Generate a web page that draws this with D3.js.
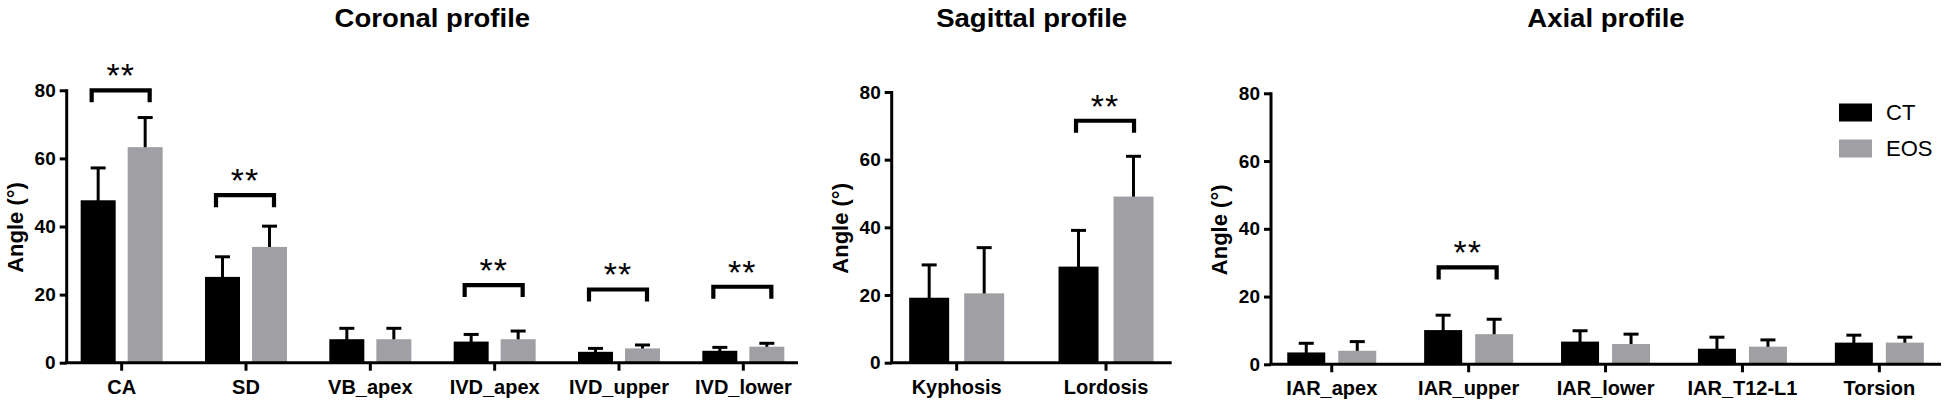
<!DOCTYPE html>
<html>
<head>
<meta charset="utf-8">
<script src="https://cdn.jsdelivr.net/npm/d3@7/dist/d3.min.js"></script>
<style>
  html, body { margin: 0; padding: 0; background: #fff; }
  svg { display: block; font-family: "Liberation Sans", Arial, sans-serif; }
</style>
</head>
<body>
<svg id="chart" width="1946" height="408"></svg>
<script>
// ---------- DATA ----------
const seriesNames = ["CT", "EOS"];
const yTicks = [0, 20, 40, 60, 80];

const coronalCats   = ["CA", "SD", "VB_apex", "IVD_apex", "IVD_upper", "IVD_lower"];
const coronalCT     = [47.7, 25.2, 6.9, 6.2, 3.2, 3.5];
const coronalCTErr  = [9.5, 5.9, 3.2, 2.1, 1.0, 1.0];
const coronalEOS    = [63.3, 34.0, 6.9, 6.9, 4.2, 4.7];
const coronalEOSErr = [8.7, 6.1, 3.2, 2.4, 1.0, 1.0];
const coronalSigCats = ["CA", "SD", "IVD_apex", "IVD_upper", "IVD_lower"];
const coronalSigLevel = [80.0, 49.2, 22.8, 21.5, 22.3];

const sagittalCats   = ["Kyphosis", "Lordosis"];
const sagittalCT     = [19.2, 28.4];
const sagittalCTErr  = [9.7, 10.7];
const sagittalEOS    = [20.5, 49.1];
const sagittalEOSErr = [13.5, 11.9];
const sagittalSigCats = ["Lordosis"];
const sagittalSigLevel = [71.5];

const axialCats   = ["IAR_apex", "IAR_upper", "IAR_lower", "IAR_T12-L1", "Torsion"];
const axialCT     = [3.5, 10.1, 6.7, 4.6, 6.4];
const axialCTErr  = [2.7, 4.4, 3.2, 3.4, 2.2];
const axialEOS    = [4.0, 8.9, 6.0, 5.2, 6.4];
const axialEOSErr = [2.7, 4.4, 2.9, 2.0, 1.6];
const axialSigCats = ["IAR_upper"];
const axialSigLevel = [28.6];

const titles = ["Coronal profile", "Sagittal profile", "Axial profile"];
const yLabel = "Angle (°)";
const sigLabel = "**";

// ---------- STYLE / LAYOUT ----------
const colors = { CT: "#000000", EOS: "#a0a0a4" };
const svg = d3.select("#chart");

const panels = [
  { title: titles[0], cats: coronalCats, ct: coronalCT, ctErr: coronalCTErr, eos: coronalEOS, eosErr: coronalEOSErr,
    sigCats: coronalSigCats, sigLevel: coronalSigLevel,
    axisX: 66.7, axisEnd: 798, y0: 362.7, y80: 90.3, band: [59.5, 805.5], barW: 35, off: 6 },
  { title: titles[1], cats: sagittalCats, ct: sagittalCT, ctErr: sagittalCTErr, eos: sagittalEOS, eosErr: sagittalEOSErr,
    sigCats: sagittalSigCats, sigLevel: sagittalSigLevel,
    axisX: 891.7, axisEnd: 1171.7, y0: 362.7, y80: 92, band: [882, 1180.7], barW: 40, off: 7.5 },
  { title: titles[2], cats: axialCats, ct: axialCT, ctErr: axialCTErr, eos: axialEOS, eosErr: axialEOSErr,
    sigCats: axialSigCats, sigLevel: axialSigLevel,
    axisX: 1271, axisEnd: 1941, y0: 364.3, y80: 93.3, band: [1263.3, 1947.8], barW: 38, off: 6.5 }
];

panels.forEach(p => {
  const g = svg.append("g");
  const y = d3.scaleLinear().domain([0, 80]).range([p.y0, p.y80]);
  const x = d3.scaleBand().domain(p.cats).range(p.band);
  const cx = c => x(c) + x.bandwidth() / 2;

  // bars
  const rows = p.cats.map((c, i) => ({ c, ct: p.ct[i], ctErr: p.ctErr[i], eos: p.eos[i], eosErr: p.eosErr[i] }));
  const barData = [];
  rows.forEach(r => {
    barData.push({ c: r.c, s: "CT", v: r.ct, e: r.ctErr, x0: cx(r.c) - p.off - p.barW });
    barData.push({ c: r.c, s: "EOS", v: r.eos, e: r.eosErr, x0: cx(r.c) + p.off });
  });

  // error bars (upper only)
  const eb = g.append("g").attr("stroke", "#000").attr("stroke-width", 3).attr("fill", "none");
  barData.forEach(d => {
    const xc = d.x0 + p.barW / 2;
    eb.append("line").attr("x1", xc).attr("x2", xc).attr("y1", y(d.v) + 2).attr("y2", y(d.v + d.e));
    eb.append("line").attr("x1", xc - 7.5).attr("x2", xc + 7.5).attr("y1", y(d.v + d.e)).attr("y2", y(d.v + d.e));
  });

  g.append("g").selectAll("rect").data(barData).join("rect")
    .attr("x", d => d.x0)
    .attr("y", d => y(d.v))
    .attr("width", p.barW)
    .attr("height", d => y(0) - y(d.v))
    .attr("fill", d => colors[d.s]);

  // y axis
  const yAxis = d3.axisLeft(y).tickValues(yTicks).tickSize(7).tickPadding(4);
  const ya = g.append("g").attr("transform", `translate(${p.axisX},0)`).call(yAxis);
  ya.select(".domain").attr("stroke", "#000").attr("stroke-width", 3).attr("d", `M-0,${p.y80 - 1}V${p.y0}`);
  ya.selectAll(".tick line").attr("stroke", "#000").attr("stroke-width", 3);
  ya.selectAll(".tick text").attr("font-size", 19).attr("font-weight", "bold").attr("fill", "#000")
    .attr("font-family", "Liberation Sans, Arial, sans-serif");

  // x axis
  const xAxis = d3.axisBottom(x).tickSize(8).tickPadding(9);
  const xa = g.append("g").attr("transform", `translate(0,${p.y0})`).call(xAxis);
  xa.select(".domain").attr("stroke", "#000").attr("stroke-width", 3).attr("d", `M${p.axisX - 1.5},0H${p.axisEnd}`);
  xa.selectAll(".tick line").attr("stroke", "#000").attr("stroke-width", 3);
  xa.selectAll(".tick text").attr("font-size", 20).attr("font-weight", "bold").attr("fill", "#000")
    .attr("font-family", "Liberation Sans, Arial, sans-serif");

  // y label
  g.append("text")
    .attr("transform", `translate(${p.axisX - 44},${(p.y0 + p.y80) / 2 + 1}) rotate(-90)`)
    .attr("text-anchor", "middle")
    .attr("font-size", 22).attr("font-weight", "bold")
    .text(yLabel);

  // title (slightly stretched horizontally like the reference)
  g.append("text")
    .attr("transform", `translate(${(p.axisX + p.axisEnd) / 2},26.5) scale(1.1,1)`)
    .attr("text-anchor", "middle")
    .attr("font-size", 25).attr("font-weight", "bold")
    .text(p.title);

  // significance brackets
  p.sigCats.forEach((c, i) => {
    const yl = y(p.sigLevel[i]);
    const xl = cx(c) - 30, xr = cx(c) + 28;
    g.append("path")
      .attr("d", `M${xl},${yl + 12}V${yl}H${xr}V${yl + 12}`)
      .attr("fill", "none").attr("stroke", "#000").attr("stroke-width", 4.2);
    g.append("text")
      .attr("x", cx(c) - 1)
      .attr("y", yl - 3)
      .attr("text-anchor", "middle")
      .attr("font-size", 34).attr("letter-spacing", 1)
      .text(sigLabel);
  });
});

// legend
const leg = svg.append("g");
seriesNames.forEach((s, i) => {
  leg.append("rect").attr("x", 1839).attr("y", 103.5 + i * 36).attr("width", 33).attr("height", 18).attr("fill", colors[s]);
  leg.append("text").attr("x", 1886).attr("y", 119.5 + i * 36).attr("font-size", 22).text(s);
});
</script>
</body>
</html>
---+---
--- WHAT YOU ARE ASKED TO DO ---
Your copy of the data above should match it exactly, except that pictures are left out.

--- FULL ANSWER ---
Generate a web page that draws this with D3.js.
<!DOCTYPE html>
<html>
<head>
<meta charset="utf-8">
<script src="https://cdn.jsdelivr.net/npm/d3@7/dist/d3.min.js"></script>
<style>
  html, body { margin: 0; padding: 0; background: #fff; }
  svg { display: block; font-family: "Liberation Sans", Arial, sans-serif; }
</style>
</head>
<body>
<svg id="chart" width="1946" height="408"></svg>
<script>
// ---------- DATA ----------
const seriesNames = ["CT", "EOS"];
const yTicks = [0, 20, 40, 60, 80];

const coronalCats   = ["CA", "SD", "VB_apex", "IVD_apex", "IVD_upper", "IVD_lower"];
const coronalCT     = [47.7, 25.2, 6.9, 6.2, 3.2, 3.5];
const coronalCTErr  = [9.5, 5.9, 3.2, 2.1, 1.0, 1.0];
const coronalEOS    = [63.3, 34.0, 6.9, 6.9, 4.2, 4.7];
const coronalEOSErr = [8.7, 6.1, 3.2, 2.4, 1.0, 1.0];
const coronalSigCats = ["CA", "SD", "IVD_apex", "IVD_upper", "IVD_lower"];
const coronalSigLevel = [80.0, 49.2, 22.8, 21.5, 22.3];

const sagittalCats   = ["Kyphosis", "Lordosis"];
const sagittalCT     = [19.2, 28.4];
const sagittalCTErr  = [9.7, 10.7];
const sagittalEOS    = [20.5, 49.1];
const sagittalEOSErr = [13.5, 11.9];
const sagittalSigCats = ["Lordosis"];
const sagittalSigLevel = [71.5];

const axialCats   = ["IAR_apex", "IAR_upper", "IAR_lower", "IAR_T12-L1", "Torsion"];
const axialCT     = [3.5, 10.1, 6.7, 4.6, 6.4];
const axialCTErr  = [2.7, 4.4, 3.2, 3.4, 2.2];
const axialEOS    = [4.0, 8.9, 6.0, 5.2, 6.4];
const axialEOSErr = [2.7, 4.4, 2.9, 2.0, 1.6];
const axialSigCats = ["IAR_upper"];
const axialSigLevel = [28.6];

const titles = ["Coronal profile", "Sagittal profile", "Axial profile"];
const yLabel = "Angle (°)";
const sigLabel = "**";

// ---------- STYLE / LAYOUT ----------
const colors = { CT: "#000000", EOS: "#a0a0a4" };
const svg = d3.select("#chart");

const panels = [
  { title: titles[0], cats: coronalCats, ct: coronalCT, ctErr: coronalCTErr, eos: coronalEOS, eosErr: coronalEOSErr,
    sigCats: coronalSigCats, sigLevel: coronalSigLevel,
    axisX: 66.7, axisEnd: 798, y0: 362.7, y80: 90.3, band: [59.5, 805.5], barW: 35, off: 6 },
  { title: titles[1], cats: sagittalCats, ct: sagittalCT, ctErr: sagittalCTErr, eos: sagittalEOS, eosErr: sagittalEOSErr,
    sigCats: sagittalSigCats, sigLevel: sagittalSigLevel,
    axisX: 891.7, axisEnd: 1171.7, y0: 362.7, y80: 92, band: [882, 1180.7], barW: 40, off: 7.5 },
  { title: titles[2], cats: axialCats, ct: axialCT, ctErr: axialCTErr, eos: axialEOS, eosErr: axialEOSErr,
    sigCats: axialSigCats, sigLevel: axialSigLevel,
    axisX: 1271, axisEnd: 1941, y0: 364.3, y80: 93.3, band: [1263.3, 1947.8], barW: 38, off: 6.5 }
];

panels.forEach(p => {
  const g = svg.append("g");
  const y = d3.scaleLinear().domain([0, 80]).range([p.y0, p.y80]);
  const x = d3.scaleBand().domain(p.cats).range(p.band);
  const cx = c => x(c) + x.bandwidth() / 2;

  // bars
  const rows = p.cats.map((c, i) => ({ c, ct: p.ct[i], ctErr: p.ctErr[i], eos: p.eos[i], eosErr: p.eosErr[i] }));
  const barData = [];
  rows.forEach(r => {
    barData.push({ c: r.c, s: "CT", v: r.ct, e: r.ctErr, x0: cx(r.c) - p.off - p.barW });
    barData.push({ c: r.c, s: "EOS", v: r.eos, e: r.eosErr, x0: cx(r.c) + p.off });
  });

  // error bars (upper only)
  const eb = g.append("g").attr("stroke", "#000").attr("stroke-width", 3).attr("fill", "none");
  barData.forEach(d => {
    const xc = d.x0 + p.barW / 2;
    eb.append("line").attr("x1", xc).attr("x2", xc).attr("y1", y(d.v) + 2).attr("y2", y(d.v + d.e));
    eb.append("line").attr("x1", xc - 7.5).attr("x2", xc + 7.5).attr("y1", y(d.v + d.e)).attr("y2", y(d.v + d.e));
  });

  g.append("g").selectAll("rect").data(barData).join("rect")
    .attr("x", d => d.x0)
    .attr("y", d => y(d.v))
    .attr("width", p.barW)
    .attr("height", d => y(0) - y(d.v))
    .attr("fill", d => colors[d.s]);

  // y axis
  const yAxis = d3.axisLeft(y).tickValues(yTicks).tickSize(7).tickPadding(4);
  const ya = g.append("g").attr("transform", `translate(${p.axisX},0)`).call(yAxis);
  ya.select(".domain").attr("stroke", "#000").attr("stroke-width", 3).attr("d", `M-0,${p.y80 - 1}V${p.y0}`);
  ya.selectAll(".tick line").attr("stroke", "#000").attr("stroke-width", 3);
  ya.selectAll(".tick text").attr("font-size", 19).attr("font-weight", "bold").attr("fill", "#000")
    .attr("font-family", "Liberation Sans, Arial, sans-serif");

  // x axis
  const xAxis = d3.axisBottom(x).tickSize(8).tickPadding(9);
  const xa = g.append("g").attr("transform", `translate(0,${p.y0})`).call(xAxis);
  xa.select(".domain").attr("stroke", "#000").attr("stroke-width", 3).attr("d", `M${p.axisX - 1.5},0H${p.axisEnd}`);
  xa.selectAll(".tick line").attr("stroke", "#000").attr("stroke-width", 3);
  xa.selectAll(".tick text").attr("font-size", 20).attr("font-weight", "bold").attr("fill", "#000")
    .attr("font-family", "Liberation Sans, Arial, sans-serif");

  // y label
  g.append("text")
    .attr("transform", `translate(${p.axisX - 44},${(p.y0 + p.y80) / 2 + 1}) rotate(-90)`)
    .attr("text-anchor", "middle")
    .attr("font-size", 22).attr("font-weight", "bold")
    .text(yLabel);

  // title (slightly stretched horizontally like the reference)
  g.append("text")
    .attr("transform", `translate(${(p.axisX + p.axisEnd) / 2},26.5) scale(1.1,1)`)
    .attr("text-anchor", "middle")
    .attr("font-size", 25).attr("font-weight", "bold")
    .text(p.title);

  // significance brackets
  p.sigCats.forEach((c, i) => {
    const yl = y(p.sigLevel[i]);
    const xl = cx(c) - 30, xr = cx(c) + 28;
    g.append("path")
      .attr("d", `M${xl},${yl + 12}V${yl}H${xr}V${yl + 12}`)
      .attr("fill", "none").attr("stroke", "#000").attr("stroke-width", 4.2);
    g.append("text")
      .attr("x", cx(c) - 1)
      .attr("y", yl - 3)
      .attr("text-anchor", "middle")
      .attr("font-size", 34).attr("letter-spacing", 1)
      .text(sigLabel);
  });
});

// legend
const leg = svg.append("g");
seriesNames.forEach((s, i) => {
  leg.append("rect").attr("x", 1839).attr("y", 103.5 + i * 36).attr("width", 33).attr("height", 18).attr("fill", colors[s]);
  leg.append("text").attr("x", 1886).attr("y", 119.5 + i * 36).attr("font-size", 22).text(s);
});
</script>
</body>
</html>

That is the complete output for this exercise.